The Guptas are disinvesting from South Africa, or at least it would seem so on the face of it. However, as with everything concerning this controversial family – especially when it comes to matters of money and politics – one can safely bet that what is out in the open is most likely just smoke and mirrors, while a deeper, darker truth lurks beneath.

Therefore, it is perhaps no surprise that the announcement of the sale of two key Gupta interests in South Africa has raised eyebrows and few, if any, straight-thinking South Africans are taking these deals at face value.

Yesterday, Gupta-owned Oakbay Investments announced it had sold Tegeta Exploration and Resources to a Swiss outfit called Charles King for R2.97 billion.

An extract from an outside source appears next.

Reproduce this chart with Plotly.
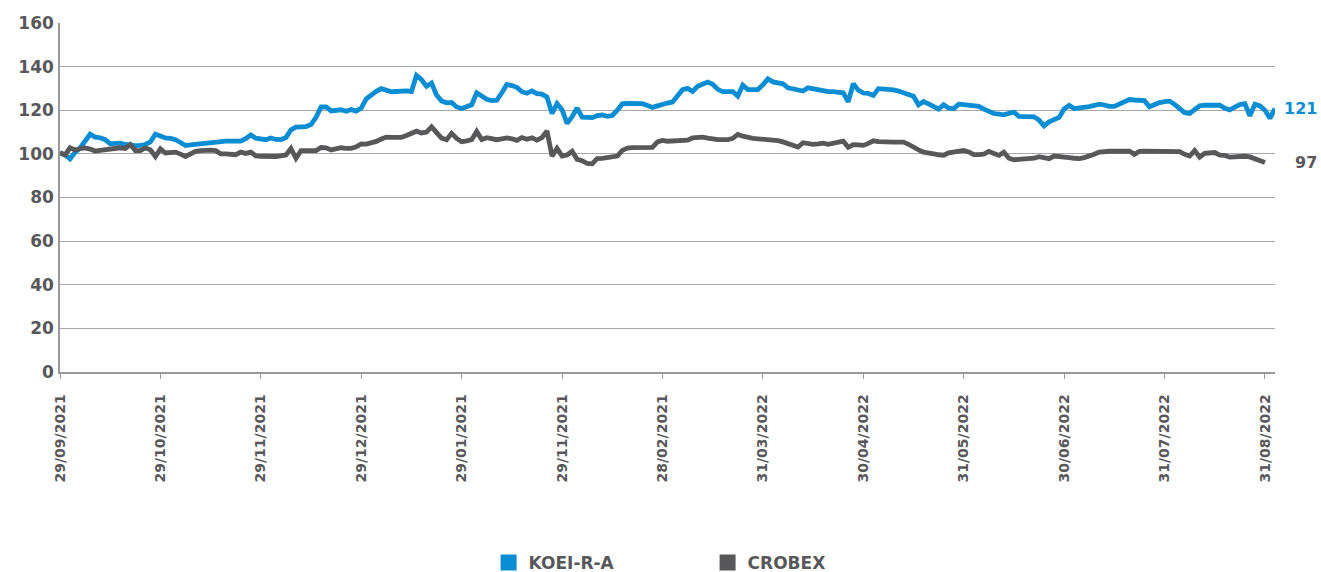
import plotly.graph_objects as go

# ---- data -----------------------------------------------------------------
tick_labels = ["29/09/2021", "29/10/2021", "29/11/2021", "29/12/2021", "29/01/2021",
               "29/11/2021", "28/02/2021", "31/03/2022", "30/04/2022", "31/05/2022",
               "30/06/2022", "31/07/2022", "31/08/2022"]
points_per_label = 20

koei = [
    100.5, 99.5, 97.7, 100.7, 102.7, 105.6, 109.0, 107.7, 107.4, 106.5,
    104.6, 104.8, 104.9, 104.3, 103.8, 103.8, 103.9, 104.3, 105.5, 109.0,
    108.2, 107.3, 107.1, 106.5, 105.2, 103.8, 104.1, 104.4, 104.6, 104.9,
    105.1, 105.4, 105.6, 105.8, 105.8, 105.8, 105.8, 107.0, 108.7, 107.2,
    106.9, 106.5, 107.3, 106.6, 106.5, 107.5, 111.0, 112.3, 112.4, 112.5,
    113.4, 116.8, 121.5, 121.5, 119.7, 120.0, 120.2, 119.5, 120.3, 119.6,
    121.0, 125.2, 127.3, 128.7, 129.9, 129.1, 128.5, 128.6, 128.8, 128.9,
    128.6, 136.0, 134.0, 131.0, 132.5, 127.0, 124.3, 123.4, 123.6, 121.5,
    120.8, 121.7, 122.5, 128.0, 126.4, 125.0, 124.4, 124.6, 128.0, 131.8,
    131.3, 130.5, 128.5, 127.8, 128.9, 127.6, 127.4, 126.0, 118.5, 123.0,
    120.2, 114.0, 117.0, 121.0, 116.8, 116.6, 116.6, 117.5, 117.8, 117.2,
    117.6, 120.0, 122.9, 123.1, 123.2, 123.3, 123.0, 122.2, 121.3, 122.0,
    122.9, 123.3, 123.8, 126.4, 129.4, 130.0, 128.6, 131.0, 132.2, 132.9,
    131.9, 129.6, 128.5, 128.5, 128.5, 126.5, 131.5, 129.5, 129.5, 129.5,
    131.7, 134.4, 133.0, 132.7, 132.1, 130.3, 129.7, 129.2, 128.8, 130.3,
    129.8, 129.3, 128.8, 128.5, 128.5, 128.5, 128.0, 123.8, 132.2, 129.2,
    127.9, 127.7, 126.8, 129.9, 129.8, 129.6, 129.3, 128.8, 128.1, 127.3,
    126.4, 122.5, 124.0, 122.9, 121.7, 120.5, 122.5, 121.0, 120.7, 122.8,
    122.6, 122.3, 122.0, 121.8, 120.5, 119.2, 118.5, 118.2, 117.9, 118.6,
    119.1, 117.2, 117.1, 117.0, 117.0, 115.5, 112.8, 114.7, 115.8, 116.7,
    120.6, 122.2, 120.8, 121.0, 121.2, 121.7, 122.2, 122.8, 122.4, 121.8,
    121.8, 122.8, 123.8, 124.9, 124.7, 124.6, 124.4, 121.6, 122.6, 123.5,
    124.0, 124.2, 122.7, 120.8, 118.9, 118.5, 120.0, 122.0, 122.3, 122.3,
    122.3, 122.3, 120.9, 120.2, 121.4, 122.6, 123.0, 117.5, 122.8, 122.0,
    120.0, 116.3, 120.8,
]

crobex = [
    100.5, 99.5, 102.8, 101.8, 102.4, 102.7, 102.2, 101.3, 101.6, 102.0,
    102.3, 102.6, 102.8, 102.5, 104.3, 101.5, 101.5, 102.7, 101.9, 98.8,
    102.3, 100.4, 100.6, 100.8, 99.9, 98.8, 100.0, 101.2, 101.5, 101.8,
    101.7, 101.5, 100.0, 100.0, 99.7, 99.6, 100.8, 100.2, 100.8, 99.1,
    98.9, 98.7, 98.5, 98.8, 99.1, 99.5, 102.5, 98.0, 101.5, 101.5,
    101.5, 101.5, 102.9, 102.8, 101.8, 102.3, 102.8, 102.5, 102.5, 103.2,
    104.6, 104.5, 105.0, 105.7, 106.8, 107.7, 107.6, 107.5, 107.6, 108.4,
    109.2, 110.4, 109.6, 110.0, 112.4, 109.8, 107.2, 106.5, 109.4, 107.1,
    105.6, 106.0, 106.5, 110.3, 106.6, 107.4, 106.9, 106.5, 106.9, 107.3,
    106.9, 106.2, 107.5, 106.7, 107.4, 106.3, 107.5, 110.5, 99.0, 102.5,
    99.0, 99.5, 101.2, 97.5, 96.9, 95.6, 95.5, 97.8, 97.9, 98.1,
    98.5, 99.0, 101.6, 102.7, 102.9, 102.8, 102.8, 102.9, 103.0, 105.5,
    106.2, 105.8, 105.8, 105.8, 105.8, 106.3, 107.3, 107.5, 107.7, 107.2,
    106.7, 106.5, 106.5, 106.5, 107.1, 108.9, 108.1, 107.4, 107.1, 106.9,
    106.8, 106.6, 106.5, 106.1, 105.5, 104.6, 103.6, 103.1, 105.1, 104.7,
    104.4, 104.6, 104.9, 104.4, 104.9, 105.3, 105.8, 103.0, 104.2, 104.1,
    103.9, 104.8, 106.0, 105.6, 105.4, 105.4, 105.4, 105.4, 105.4, 104.4,
    102.9, 101.8, 100.8, 100.2, 100.0, 99.6, 99.4, 100.5, 100.8, 101.2,
    101.6, 100.9, 99.7, 99.7, 99.9, 101.1, 100.2, 99.3, 100.8, 98.0,
    97.3, 97.4, 97.5, 97.6, 98.0, 98.7, 98.3, 97.8, 99.0, 98.9,
    98.6, 98.3, 98.0, 97.8, 98.3, 98.9, 99.8, 100.8, 101.2, 101.2,
    101.2, 101.3, 101.6, 101.3, 99.8, 101.2, 101.3, 101.3, 101.4, 101.4,
    101.5, 101.5, 101.5, 101.0, 99.8, 99.0, 101.5, 98.5, 100.2, 100.4,
    100.6, 99.4, 99.3, 98.5, 98.6, 99.1, 98.9, 98.6, 97.9, 97.0,
    96.0,
]

series_names = ["KOEI-R-A", "CROBEX"]
end_labels = ["121", "97"]
y_ticks = [0, 20, 40, 60, 80, 100, 120, 140, 160]

# ---- style ----------------------------------------------------------------
BLUE = "#0a8dd2"
GREY = "#58585a"
TEXT = "#58585a"
FONT = "DejaVu Sans"

x = list(range(len(koei)))
tickvals = [i * points_per_label for i in range(len(tick_labels))]

fig = go.Figure()
for name, vals, col in [(series_names[0], koei, BLUE), (series_names[1], crobex, GREY)]:
    fig.add_trace(go.Scatter(x=x, y=vals, mode="lines", name=name,
                             line=dict(color=col, width=4.8), showlegend=False,
                             hoverinfo="skip"))
    # legend-only square marker
    fig.add_trace(go.Scatter(x=[None], y=[None], mode="markers", name=name,
                             marker=dict(symbol="square", size=19, color=col),
                             showlegend=True))

for vals, col, lab in [(koei, BLUE, end_labels[0]), (crobex, GREY, end_labels[1])]:
    fig.add_annotation(xref="paper", yref="y", x=1.036, y=vals[-1],
                       xanchor="right", yanchor="middle",
                       text=f"<b>{lab}</b>", showarrow=False,
                       font=dict(family=FONT, size=16, color=col))

fig.update_layout(
    width=1321, height=572,
    margin=dict(l=60, r=46, t=23, b=200, autoexpand=False),
    paper_bgcolor="white", plot_bgcolor="white",
    font=dict(family=FONT, color=TEXT),
    legend=dict(orientation="h", x=0.533, xanchor="center", y=-0.547, yanchor="middle",
                font=dict(family=FONT, size=17, color=TEXT, weight="bold"),
                entrywidth=174, itemsizing="trace"),
)
fig.update_xaxes(
    range=[0, len(koei) - 1], tickvals=tickvals, ticktext=tick_labels,
    tickangle=-90, ticks="outside", ticklen=5, tickcolor="#9a9a9a",
    showline=True, linecolor="#9a9a9a", linewidth=1.5, showgrid=False,
    zeroline=False, automargin=False, ticklabelstandoff=10,
    tickfont=dict(family=FONT, size=14, color=TEXT, weight="bold"),
)
fig.update_yaxes(
    range=[0, 160], tickvals=y_ticks, showgrid=True, gridcolor="#a8a8a8", gridwidth=1,
    showline=True, linecolor="#9a9a9a", linewidth=1.5, zeroline=False,
    ticks="", ticklabelstandoff=1, automargin=False,
    tickfont=dict(family=FONT, size=17, color=TEXT, weight="bold"),
)

fig.write_html(
    "out.html",
    config={"displayModeBar": False},
    post_script="document.body.style.margin='0';document.body.style.overflow='hidden';",
)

And this already raises several questions: For starters, Charles King seems to be a mysterious operation, registered in 2011 and based in Lausanne, Switzerland.

What’s really strange about this is that the company’s main line of business is the creation, manufacture and distribution of fashion products, and it is understood that in the past the company did this under the fashion brand, Charles King Paris. Why a manufacturer and distributor of fashion goods would suddenly want to try its hand at mining in Africa is not immediately obvious.

However, should Charles King’s owner, Amin Al Zarooni – as quoted in the Oakbay statement – be believed, it’s simple: “Opportunities in mining in South Africa are extremely attractive and we have been looking for a long time to invest in the Rainbow Nation.”

I don’t believe him. It’s never that simple. And then there is the small matter of numbers, which do not seem to make sense from either side of the equation. According to some media reports, the R2.97 billion price tag for Tegeta would have been a massive stretch for Charles King, which in 2001 had a market capitalisation of R1.36 million.

And it has been said the R2.97 billion would have been a bit lean from Tegeta’s perspective, considering the company forked out R2.15 billion in 2015 just for the Optimum coal mine, which is but one part of its business.

So, things are clearly not as they seem. Should the Guptas be believed – yes, I know, right! – this deal is a selfless act to save jobs and make the world a better place.

“The sale is part of Oakbay’s commitment to preserve jobs, provide certainty to over 7 500 hard-working employees throughout the group and to safeguard the inherent value of the businesses in which they work. Under new ownership, Oakbay believes the business and its employees will have the bright and prosperous future they deserve.”

Nice touch. Though that might as well have been written by Bell Pottinger. But Tegeta was not the only fishy deal coming out of the Gupta stable this week.

On Monday, President Jacob Zuma’s bosses announced they are selling their shares in The New Age newspaper and the ANN7 TV channel to Mzwanele Manyi’s company, Lodidox‚ for R450 million.

This isn’t as straightforward as it would seem, either. The deal was concluded under a vendor financing agreement, which means the Guptas are funding Manyi so he can buy their media operation.

Or, in short, the Guptas are buying their own operation. Weird, but true. Anyway, (some) details of these Gupta dealings are likely to emerge eventually. Watch this space.